Anyone who has been around your organization long enough can be a Former Landmark navigator. This role doesn’t require skill, just experience to recognize what this training was before it became what it is today. Former Landmark navigators will relate the training to old initiatives. They have trouble solving today’s performance problems because they’re focused on events long over. If they’re cynical, they’re confident your training will fail because others tried in the past…and everything (the training initiatives and designers themselves) are all gone. They shrug off your latest efforts with a “do what you want, I guess.”
Wow. After reading the previous pages complaining about direction-givers, I’ve come to an important conclusion: I’m kind of a whiner, aren’t I?
Most everyone reading this is probably thinking, “Just use your smartphone.” Good point. And I do. I get lost a lot less these days. You know what makes a smartphone app so much better than asking any of the types described above? It’s learner-centric. I get to control the type of information, the level of detail, even which landmarks I use as guideposts. If I don’t like the way I’m viewing the mapped information, I change it. I make it work for me.
A smart developer of training will read my words and argue, “Your directions metaphor isn’t the same as a learning experience. Learning experiences are more complex and more subtle, and they require more context than a learner can understand. You can’t just hand over the controls.”
I agree.
But learner-centric is not the same as “completely designed by learners.” Learner-centric training doesn’t guess what the learners want or need to achieve a performance goal.
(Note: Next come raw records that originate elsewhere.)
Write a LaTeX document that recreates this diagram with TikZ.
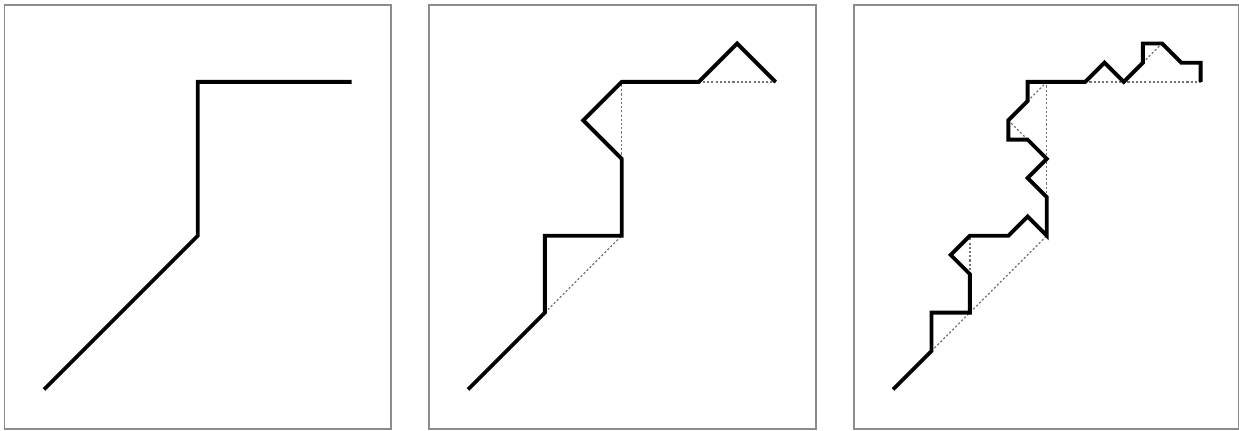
\documentclass[tikz,border=0pt]{standalone}
\begin{document}
\begin{tikzpicture}[
  frame/.style={draw=black!45,line width=0.55pt},
  curve/.style={line width=1.1pt},
  chord/.style={draw=black!55,line width=0.35pt,dash pattern=on 0.6pt off 0.6pt}]
\useasboundingbox (0,0) rectangle (12.39,4.31);
% frames
\draw[frame] (0.045,0.02) rectangle (3.91,4.26);
\draw[frame] (4.293,0.02) rectangle (8.16,4.26);
\draw[frame] (8.543,0.02) rectangle (12.385,4.26);
% stage 1
\begin{scope}[shift={(0.44,0.415)},scale=3.075]
\coordinate (A0) at (0,0);%
\coordinate (A1) at (0.5,0.5);%
\coordinate (A2) at (0.5,1);%
\coordinate (A3) at (1,1);%
\draw[curve] (A0) -- (A1) -- (A2) -- (A3);
\end{scope}
% stage 2
\begin{scope}[shift={(4.68,0.415)},scale=3.075]
\coordinate (B0) at (0,0);%
\coordinate (B1) at (0.25,0.25);%
\coordinate (B2) at (0.25,0.5);%
\coordinate (B3) at (0.5,0.5);%
\coordinate (B4) at (0.5,0.75);%
\coordinate (B5) at (0.375,0.875);%
\coordinate (B6) at (0.5,1);%
\coordinate (B7) at (0.75,1);%
\coordinate (B8) at (0.875,1.125);%
\coordinate (B9) at (1,1);%
% chords
\draw[chord] (B1) -- (B3);
\draw[chord] (B4) -- (B6);
\draw[chord] (B7) -- (B9);
% curve
\draw[curve] (B0) -- (B1) -- (B2) -- (B3) -- (B4) -- (B5) -- (B6)
  -- (B7) -- (B8) -- (B9);
\end{scope}
% stage 3
\begin{scope}[shift={(8.93,0.415)},scale=3.075]
\coordinate (C0)  at (0,0);%
\coordinate (C1)  at (0.125,0.125);%
\coordinate (C2)  at (0.125,0.25);%
\coordinate (C3)  at (0.25,0.25);%
\coordinate (C4)  at (0.25,0.375);%
\coordinate (C5)  at (0.1875,0.4375);%
\coordinate (C6)  at (0.25,0.5);%
\coordinate (C7)  at (0.375,0.5);%
\coordinate (C8)  at (0.4375,0.5625);%
\coordinate (C9)  at (0.5,0.5);%
\coordinate (C10) at (0.5,0.625);%
\coordinate (C11) at (0.4375,0.6875);%
\coordinate (C12) at (0.5,0.75);%
\coordinate (C13) at (0.4375,0.8125);%
\coordinate (C14) at (0.375,0.8125);%
\coordinate (C15) at (0.375,0.875);%
\coordinate (C16) at (0.4375,0.9375);%
\coordinate (C17) at (0.4375,1);%
\coordinate (C18) at (0.5,1);%
\coordinate (C19) at (0.625,1);%
\coordinate (C20) at (0.6875,1.0625);%
\coordinate (C21) at (0.75,1);%
\coordinate (C22) at (0.8125,1.0625);%
\coordinate (C23) at (0.8125,1.125);%
\coordinate (C24) at (0.875,1.125);%
\coordinate (C25) at (0.9375,1.0625);%
\coordinate (C26) at (1,1.0625);%
\coordinate (C27) at (1,1);%
% chords
\draw[chord] (C1)  -- (C9);
\draw[chord] (C4)  -- (C6);
\draw[chord] (C10) -- (C18);
\draw[chord] (C13) -- (C15);
\draw[chord] (C16) -- (C18);
\draw[chord] (C19) -- (C27);
\draw[chord] (C22) -- (C24);
% curve
\draw[curve] (C0) -- (C1) -- (C2) -- (C3) -- (C4) -- (C5) -- (C6)
  -- (C7) -- (C8) -- (C9) -- (C10) -- (C11) -- (C12) -- (C13)
  -- (C14) -- (C15) -- (C16) -- (C17) -- (C18) -- (C19) -- (C20)
  -- (C21) -- (C22) -- (C23) -- (C24) -- (C25) -- (C26) -- (C27);
\end{scope}
\end{tikzpicture}
\end{document}
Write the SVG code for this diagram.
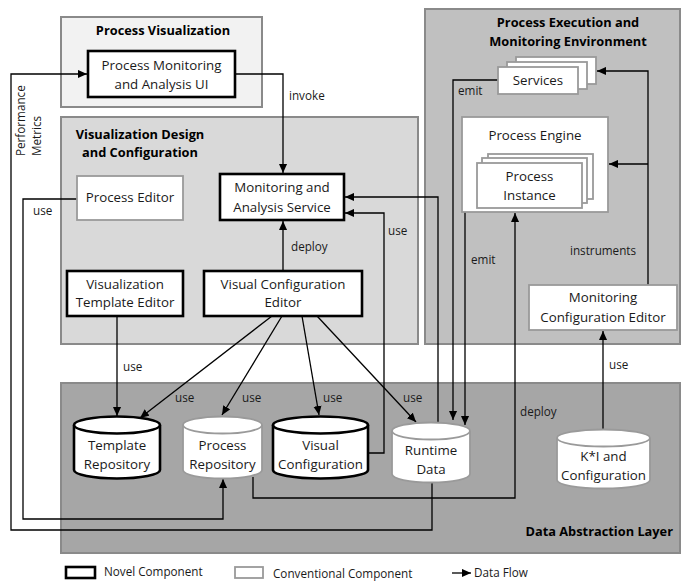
<svg xmlns="http://www.w3.org/2000/svg" width="683" height="583" viewBox="0 0 683 583">
  <defs>
    <marker id="arrow" viewBox="0 0 10 10" refX="10" refY="5" markerWidth="9" markerHeight="9" markerUnits="userSpaceOnUse" orient="auto">
      <path d="M0,0.5 L10,5 L0,9.5 z" fill="#000"/>
    </marker>
  </defs>
  <style>
    text { font-family: "Open Sans", "Noto Sans", sans-serif; fill: #1a1a1a; }
    .t { font-size: 13.3px; text-anchor: middle; }
    .lbl { font-size: 11.7px; }
    .title { font-size: 12.8px; font-weight: bold; text-anchor: middle; fill: #000; }
    .panel { stroke: #8a8a8a; stroke-width: 2; }
    .novel { fill: #fff; stroke: #000; stroke-width: 2.6; }
    .conv { fill: #fff; stroke: #9a9a9a; stroke-width: 1.8; }
    .flow { fill: none; stroke: #000; stroke-width: 1.3; marker-end: url(#arrow); }
  </style>

  <!-- layer panels -->
  <g id="panel-visualization">
    <rect class="panel" x="61" y="17" width="201" height="90" fill="#f2f2f2"/>
    <text class="title" x="163" y="35">Process Visualization</text>
  </g>
  <g id="panel-design">
    <rect class="panel" x="61" y="117" width="357" height="227" fill="#d9d9d9"/>
    <text class="title" x="140" y="139">Visualization Design</text>
    <text class="title" x="140" y="157">and Configuration</text>
  </g>
  <g id="panel-execution">
    <rect class="panel" x="425" y="9" width="255" height="335" fill="#c0c0c0"/>
    <text class="title" x="568" y="27">Process Execution and</text>
    <text class="title" x="568" y="46">Monitoring Environment</text>
  </g>
  <g id="panel-data">
    <rect class="panel" x="61" y="383" width="619" height="170" fill="#a6a6a6"/>
    <text class="title" x="673" y="536" style="text-anchor:end">Data Abstraction Layer</text>
  </g>

  <!-- connectors -->
  <g id="connectors">
    <!-- performance metrics: runtime data to monitoring UI -->
    <path class="flow" d="M432,482 V530 H11 V74 H87"/>
    <!-- invoke -->
    <path class="flow" d="M235,74 H283 V173"/>
    <!-- process editor uses process repository -->
    <path class="flow" d="M77,199 H23 V519 H223 V479"/>
    <!-- visual configuration used by monitoring service -->
    <path class="flow" d="M368,453 H384 V213 H345"/>
    <!-- runtime data used by monitoring service -->
    <path class="flow" d="M438,424 V197 H345"/>
    <!-- services emit -->
    <path class="flow" d="M498,80 H453 V420"/>
    <!-- process engine emit -->
    <path class="flow" d="M465,212 V425"/>
    <!-- deploy process to engine -->
    <path class="flow" d="M253,477 V498 H515 V213"/>
    <!-- instruments -->
    <path class="flow" d="M648,285 V71 H597"/>
    <path class="flow" d="M648,164 H609"/>
    <!-- monitoring configuration editor uses K*I -->
    <path class="flow" d="M603,431 V331"/>
    <!-- template editor uses template repository -->
    <path class="flow" d="M117,316 V416"/>
    <!-- deploy monitoring service -->
    <path class="flow" d="M283,271 V221"/>
    <!-- visual configuration editor uses repositories -->
    <path class="flow" d="M272,316 L140,418"/>
    <path class="flow" d="M282,316 L222,415"/>
    <path class="flow" d="M302,316 L319,415"/>
    <path class="flow" d="M317,316 L416,422"/>

    <!-- connector labels -->
    <text class="lbl" x="289" y="100">invoke</text>
    <text class="lbl" x="291" y="251">deploy</text>
    <text class="lbl" x="388" y="235">use</text>
    <text class="lbl" x="33" y="215">use</text>
    <text class="lbl" x="123" y="371">use</text>
    <text class="lbl" x="175" y="402">use</text>
    <text class="lbl" x="242" y="402">use</text>
    <text class="lbl" x="323" y="402">use</text>
    <text class="lbl" x="403" y="402">use</text>
    <text class="lbl" x="458" y="95">emit</text>
    <text class="lbl" x="471" y="264">emit</text>
    <text class="lbl" x="570" y="255">instruments</text>
    <text class="lbl" x="609" y="369">use</text>
    <text class="lbl" x="520" y="416">deploy</text>
    <text class="lbl" transform="translate(25,156) rotate(-90)">Performance</text>
    <text class="lbl" transform="translate(41,156) rotate(-90)">Metrics</text>
  </g>

  <!-- components -->
  <g id="monitoring-ui">
    <rect class="novel" x="88" y="51" width="147" height="46"/>
    <text class="t" x="161.5" y="70">Process Monitoring</text>
    <text class="t" x="161.5" y="89">and Analysis UI</text>
  </g>
  <g id="process-editor">
    <rect class="conv" x="77" y="176" width="106" height="44"/>
    <text class="t" x="130" y="202">Process Editor</text>
  </g>
  <g id="monitoring-service">
    <rect class="novel" x="220" y="174" width="124" height="46"/>
    <text class="t" x="282" y="192">Monitoring and</text>
    <text class="t" x="282" y="212">Analysis Service</text>
  </g>
  <g id="template-editor">
    <rect class="novel" x="67" y="271" width="116" height="45"/>
    <text class="t" x="125" y="289">Visualization</text>
    <text class="t" x="125" y="307">Template Editor</text>
  </g>
  <g id="visual-config-editor">
    <rect class="novel" x="204" y="271" width="158" height="45"/>
    <text class="t" x="283" y="289">Visual Configuration</text>
    <text class="t" x="283" y="307">Editor</text>
  </g>
  <g id="services">
    <rect class="conv" x="516" y="57" width="80" height="27" stroke-width="1.5"/>
    <rect class="conv" x="507" y="62" width="80" height="27" stroke-width="1.5"/>
    <rect class="conv" x="498" y="67" width="80" height="27"/>
    <text class="t" x="538" y="85">Services</text>
  </g>
  <g id="process-engine">
    <rect class="conv" x="462" y="117" width="146" height="95"/>
    <text class="t" x="535" y="140">Process Engine</text>
    <rect class="conv" x="488" y="154" width="105" height="45" stroke-width="1.5"/>
    <rect class="conv" x="482" y="158" width="105" height="45" stroke-width="1.5"/>
    <rect class="conv" x="477" y="163" width="105" height="45"/>
    <text class="t" x="529.5" y="181">Process</text>
    <text class="t" x="529.5" y="200">Instance</text>
  </g>
  <g id="monitoring-config-editor">
    <rect class="conv" x="529" y="285" width="148" height="45"/>
    <text class="t" x="603" y="302">Monitoring</text>
    <text class="t" x="603" y="322">Configuration Editor</text>
  </g>

  <!-- data stores -->
  <g id="template-repository">
    <path class="novel" d="M74,425 V470 A43,8.5 0 0 0 160,470 V425 A43,8.5 0 0 0 74,425 Z"/>
    <path class="novel" fill="none" d="M74,425 A43,8.5 0 0 0 160,425"/>
    <text class="t" x="117" y="450">Template</text>
    <text class="t" x="117" y="469">Repository</text>
  </g>
  <g id="process-repository">
    <path class="conv" d="M183,425 V470 A39.5,8.5 0 0 0 262,470 V425 A39.5,8.5 0 0 0 183,425 Z"/>
    <path class="conv" fill="none" d="M183,425 A39.5,8.5 0 0 0 262,425"/>
    <text class="t" x="222.5" y="450">Process</text>
    <text class="t" x="222.5" y="469">Repository</text>
  </g>
  <g id="visual-configuration">
    <path class="novel" d="M273,425 V470 A47.5,8.5 0 0 0 368,470 V425 A47.5,8.5 0 0 0 273,425 Z"/>
    <path class="novel" fill="none" d="M273,425 A47.5,8.5 0 0 0 368,425"/>
    <text class="t" x="320.5" y="450">Visual</text>
    <text class="t" x="320.5" y="469">Configuration</text>
  </g>
  <g id="runtime-data">
    <path class="conv" d="M392,431 V474 A39,8.5 0 0 0 470,474 V431 A39,8.5 0 0 0 392,431 Z"/>
    <path class="conv" fill="none" d="M392,431 A39,8.5 0 0 0 470,431"/>
    <text class="t" x="431" y="455">Runtime</text>
    <text class="t" x="431" y="474">Data</text>
  </g>
  <g id="ki-configuration">
    <path class="conv" d="M557,438 V480 A46.5,8.5 0 0 0 650,480 V438 A46.5,8.5 0 0 0 557,438 Z"/>
    <path class="conv" fill="none" d="M557,438 A46.5,8.5 0 0 0 650,438"/>
    <text class="t" x="603.5" y="461">K*I and</text>
    <text class="t" x="603.5" y="480">Configuration</text>
  </g>

  <!-- legend -->
  <g id="legend">
    <rect class="novel" x="66" y="567" width="29" height="11"/>
    <text class="lbl" x="104" y="576">Novel Component</text>
    <rect class="conv" x="235" y="567" width="28" height="11"/>
    <text class="lbl" x="273" y="578">Conventional Component</text>
    <path class="flow" d="M452,573 H471"/>
    <text class="lbl" x="474" y="577">Data Flow</text>
  </g>
</svg>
Learner-centric training ASKS learners. OBSERVES learners. TESTS training with user. When I discuss learner-centric training with new clients, they look at me warily, as if I’m proposing we let the learners go home early with a promise to “read a book about the topic.” Nope.
In the end, the behavioral goal will be achieved, but the learners have a better chance of achieving that destination if their unique perspectives and starting points are considered. In the end, it’s all about making sure the learners don’t get lost.
Because speaking from experience, it really does suck to feel lost.